I have always used 'Cosmetics, Beauty Supplies and Perfume Store' but am wondering if there is anything more appropriate for someone who makes and sells B & B products?

What code do you use?

Thanks!


----------



## Aline (Feb 18, 2016)

Bumping. 

Anyone?


----------



## The Efficacious Gentleman (Feb 19, 2016)

What does your tax adviser suggest?


----------



## Aline (Feb 21, 2016)

The Efficacious Gentleman said:


> What does your tax adviser suggest?



Obviously I don't have a tax adviser......


----------



## Kamahido (Feb 21, 2016)

That is a really important question. I think if it were me, I would spend the money for at least a consultation with a tax adviser.


----------



## Aline (Feb 21, 2016)

Kamahido said:


> That is a really important question. I think if it were me, I would spend the money for at least a consultation with a tax adviser.



I don't have funds to pay a tax person at this point in time and I don't think it matters that much....but I would like to hear what others (who do their own taxes) use.


----------



## green soap (Feb 21, 2016)

325600

For the last 3 years and no hiccups.


----------



## Aline (Feb 21, 2016)

green soap said:


> 325600
> 
> For the last 3 years and no hiccups.



Thanks, I will look that one up.


----------



## The Efficacious Gentleman (Feb 22, 2016)

My reasoning behind it being - what exactly do you sell mostly? What does green soap sell mostly?

Engaging a tax expert at least as a one-off to look over the last few years to see if you're missing something somewhere could save you a lot of trouble down the road


----------



## green soap (Feb 22, 2016)

On the down side, engaging a tax expert cost me a lot of money, plus I got audited and had to pay fines to the IRS a few years back.  I looked back at previous years, and he had made a lot of mistakes!  I had no recommendations for someone else (good and affordable).

The first time I filed the business forms (Schedule C) I did make a small mistake.  Caused a letter from the IRS and phone call to the IRS.  I got a really sweet gentleman with a TX accent who helped me resolve it.  I simply had to resend the corrected forms and no financial consequence.  I dread talking to them so I was pleasantly surprised.
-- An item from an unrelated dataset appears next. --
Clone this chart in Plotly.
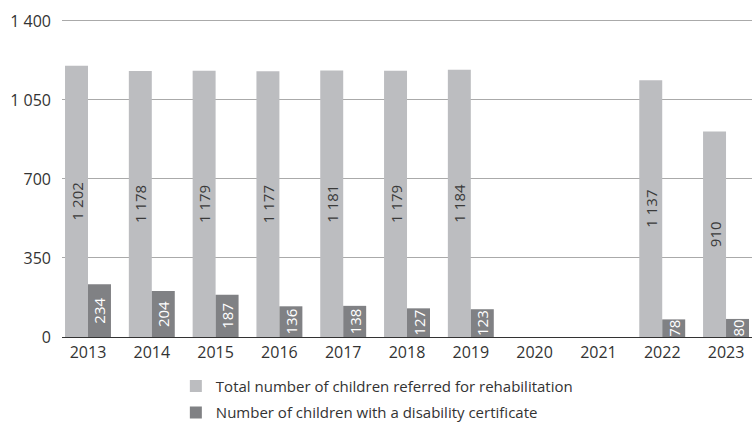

Here in the US, it is quite expensive to pay a tax accountant for a small business tax filing.  For most people selling soap and other BB products, it is not affordable.  

If you can figure out how to run a business, you can probably figure out how to do your taxes.  As far as the business activity code, pick the one that best describes what you do, there is only room for one and there is not going to be a perfect description of everything you do.  Just pick the one that describes it the best.


----------